Laser-induced breakdown spectroscopy (LIBS) is a qualitative and quantitative analytical technique with great potential in the cement industrial analysis. Calibration curve (CC) and support vector regression (SVR) methods coupled with LIBS technology were applied for the quantification of three types of cement raw meal samples to compare their analytical concentration range and the ability to reduce matrix effects, respectively. To reduce the effects of fluctuations of the pulse-to-pulse, the unstable ablation and improve the reproducibility, all of the analysis line intensities were normalized on a per-detector basis. The prediction results of the elements of interest in the three types of samples, Ca, Si, Fe, Al, Mg, Na, K and Ti, were compared with the results of the wet chemical analysis. The average relative error (ARE), relative standard deviation (RSD) and root mean squared error of prediction (RMSEP) were employed to investigate and evaluate the prediction accuracy and stability of the two prediction methods.

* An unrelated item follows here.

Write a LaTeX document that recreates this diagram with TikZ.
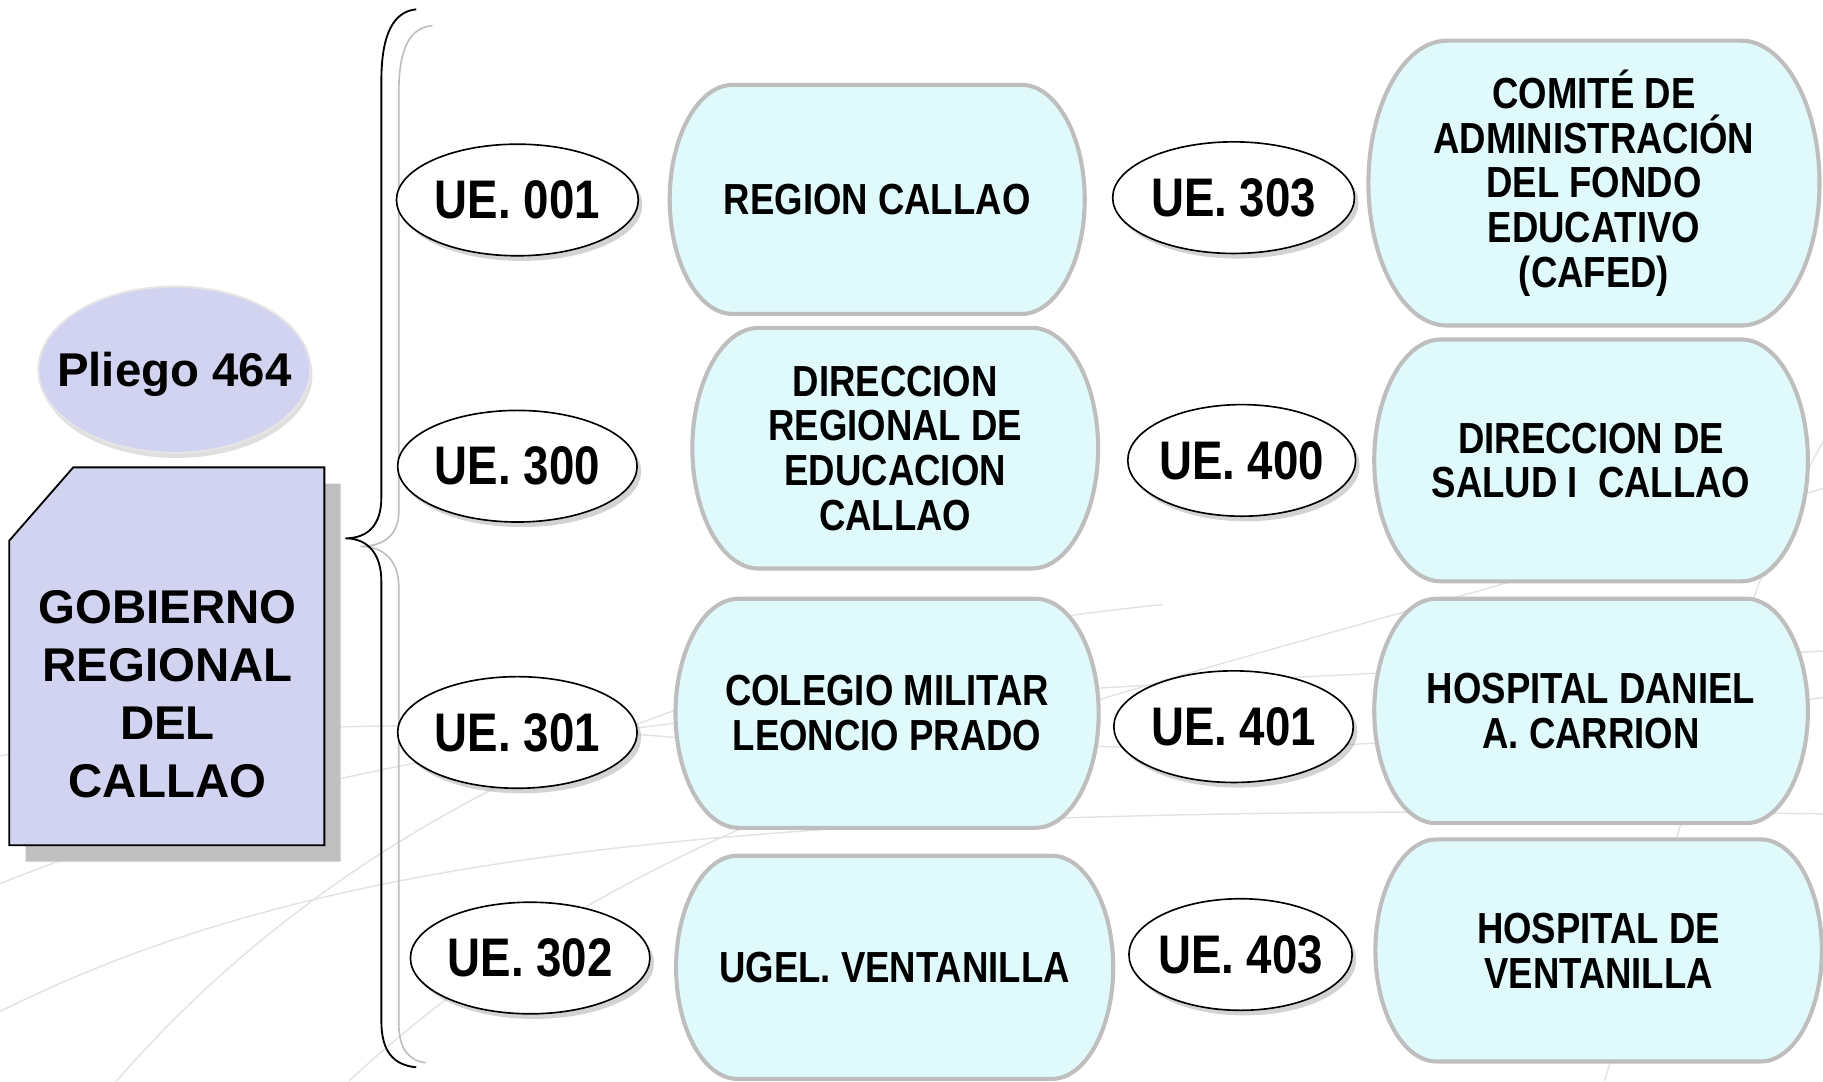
\documentclass[tikz,border=0pt]{standalone}
\usepackage{fontspec}
\setmainfont{Liberation Sans}
\newfontfamily\estrecha[FakeStretch=0.84]{Liberation Sans}
\usetikzlibrary{shapes.geometric}
\usetikzlibrary{shadows}

\definecolor{lila}{RGB}{209,211,241}
\definecolor{celeste}{RGB}{224,250,252}
\definecolor{bordecaja}{RGB}{190,190,190}
\definecolor{sombra}{RGB}{191,191,191}
\definecolor{fondo}{RGB}{226,226,226}

\tikzset{
  ue/.style={ellipse, draw=black, line width=.8pt, fill=white, inner xsep=-6pt, inner ysep=0pt,
    minimum height=1.92cm, font=\estrecha\bfseries\fontsize{26.6pt}{28pt}\selectfont,
    drop shadow={shadow xshift=2pt, shadow yshift=-2.5pt, opacity=.35}},
  caja/.style={fill=celeste, draw=bordecaja, line width=2pt},
  textocaja/.style={align=center, inner sep=0pt,
    font=\estrecha\bfseries\fontsize{21.3pt}{21.9pt}\selectfont},
  lineafondo/.style={draw=fondo, line width=.7pt},
}

% caja con lados curvos: nombre, x, y, medio ancho, medio alto, texto
\newcommand\cajaue[6]{%
  \filldraw[caja] (#2-#4+0.55*#5,#3-#5) -- (#2+#4-0.55*#5,#3-#5)
    .. controls (#2+#4-0.25*#5,#3-#5) and (#2+#4,#3-0.55*#5) .. (#2+#4,#3)
    .. controls (#2+#4,#3+0.55*#5) and (#2+#4-0.25*#5,#3+#5) .. (#2+#4-0.55*#5,#3+#5)
    -- (#2-#4+0.55*#5,#3+#5)
    .. controls (#2-#4+0.25*#5,#3+#5) and (#2-#4,#3+0.55*#5) .. (#2-#4,#3)
    .. controls (#2-#4,#3-0.55*#5) and (#2-#4+0.25*#5,#3-#5) .. cycle;
  \node[textocaja] (#1) at (#2,#3) {#6};
}

\begin{document}
\begin{tikzpicture}[x=0.02cm, y=-0.02cm]
  \useasboundingbox (0,0) rectangle (1568,930);

  % lineas del fondo
  \draw[lineafondo] (0,760) .. controls (400,600) and (800,600) .. (1568,560);
  \draw[lineafondo] (0,870) .. controls (300,720) and (700,690) .. (1568,700);
  \draw[lineafondo] (100,930) .. controls (300,700) and (600,560) .. (1000,520);
  \draw[lineafondo] (300,930) .. controls (600,650) and (1000,600) .. (1568,420);
  \draw[lineafondo] (900,640) .. controls (1100,650) and (1250,640) .. (1568,600);
  \draw[lineafondo] (1380,930) .. controls (1450,700) and (1500,500) .. (1568,380);
  \draw[lineafondo] (0,650) .. controls (250,615) and (450,620) .. (640,640);

  \node[ellipse, fill=lila, draw=white!80!gray, line width=1pt, inner xsep=-11pt, inner ysep=0pt,
    text depth=0pt, minimum width=4.68cm, minimum height=2.86cm, font=\bfseries\fontsize{23.2pt}{24pt}\selectfont,
    drop shadow={shadow xshift=1pt, shadow yshift=-2.5pt, opacity=.25}] (pliego) at (150,318) {Pliego 464};

  \fill[sombra] (22,479) -- (77,416) -- (293,416) -- (293,741) -- (22,741) -- cycle;
  \filldraw[fill=lila, draw=black, line width=.9pt] (8,465) -- (63,402) -- (279,402) -- (279,727) -- (8,727) -- cycle;
  \node[align=center, font=\bfseries\fontsize{23.2pt}{28.3pt}\selectfont] (gobierno) at (144,597) {GOBIERNO\\REGIONAL\\DEL\\CALLAO};

  % llaves
  \draw[bordecaja, line width=.8pt] (372,22) .. controls (352,24) and (343,42) .. (343,80) -- (343,440)
    .. controls (343,460) and (330,470) .. (310,470) .. controls (330,470) and (343,482) .. (343,505)
    -- (343,880) .. controls (343,900) and (350,912) .. (366,914);
  \draw[line width=.9pt] (358,8) .. controls (338,10) and (328,30) .. (328,70) -- (328,428)
    .. controls (328,452) and (316,463) .. (297,463) .. controls (316,463) and (328,476) .. (328,500)
    -- (328,878) .. controls (328,904) and (338,916) .. (358,918);

  \node[ue, minimum width=4.16cm] (ue001) at (445,172) {UE. 001};
  \node[ue, minimum width=4.12cm] (ue300) at (445,401) {UE. 300};
  \node[ue, minimum width=4.12cm] (ue301) at (445,630) {UE. 301};
  \node[ue, minimum width=4.12cm] (ue302) at (456,824) {UE. 302};
  \node[ue, minimum width=4.16cm] (ue303) at (1061,170) {UE. 303};
  \node[ue, minimum width=3.92cm] (ue400) at (1068,396) {UE. 400};
  \node[ue, minimum width=4.12cm] (ue401) at (1061,625) {UE. 401};
  \node[ue, minimum width=3.84cm] (ue403) at (1067,821) {UE. 403};

  \cajaue{regcallao}{754.5}{171.5}{178.5}{98.5}{REGION CALLAO}
  \cajaue{drec}{770}{385.5}{174.5}{103.5}{DIRECCION\\REGIONAL DE\\EDUCACION\\CALLAO}
  \cajaue{colegio}{763}{613.5}{182}{98.5}{COLEGIO MILITAR\\LEONCIO PRADO}
  \cajaue{ugel}{769.5}{832}{188}{96}{UGEL. VENTANILLA}
  \cajaue{cafed}{1371}{157.5}{194}{122.5}{COMITÉ DE\\ADMINISTRACIÓN\\DEL FONDO\\EDUCATIVO\\(CAFED)}
  \cajaue{diresa}{1368.5}{396}{186.5}{104}{DIRECCION DE\\SALUD I~ CALLAO}
  \cajaue{carrion}{1368.5}{611.5}{186.5}{96.5}{HOSPITAL DANIEL\\A. CARRION}
  \cajaue{hventanilla}{1375}{817.5}{192}{95.5}{HOSPITAL DE\\VENTANILLA}
\end{tikzpicture}
\end{document}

The maximum average ARE of the CC and SVR methods is 34.62% instead of 6.13%, RSD is 40.89% instead of 7.60% and RMSEP is 1.34% instead of 0.43%. The results show that SVR method can accurately analyze samples within a wider concentration range and reduce the matrix effects, and LIBS coupled with it for a rapid, stable and accurate quantification of different types of cement raw meal samples is promising.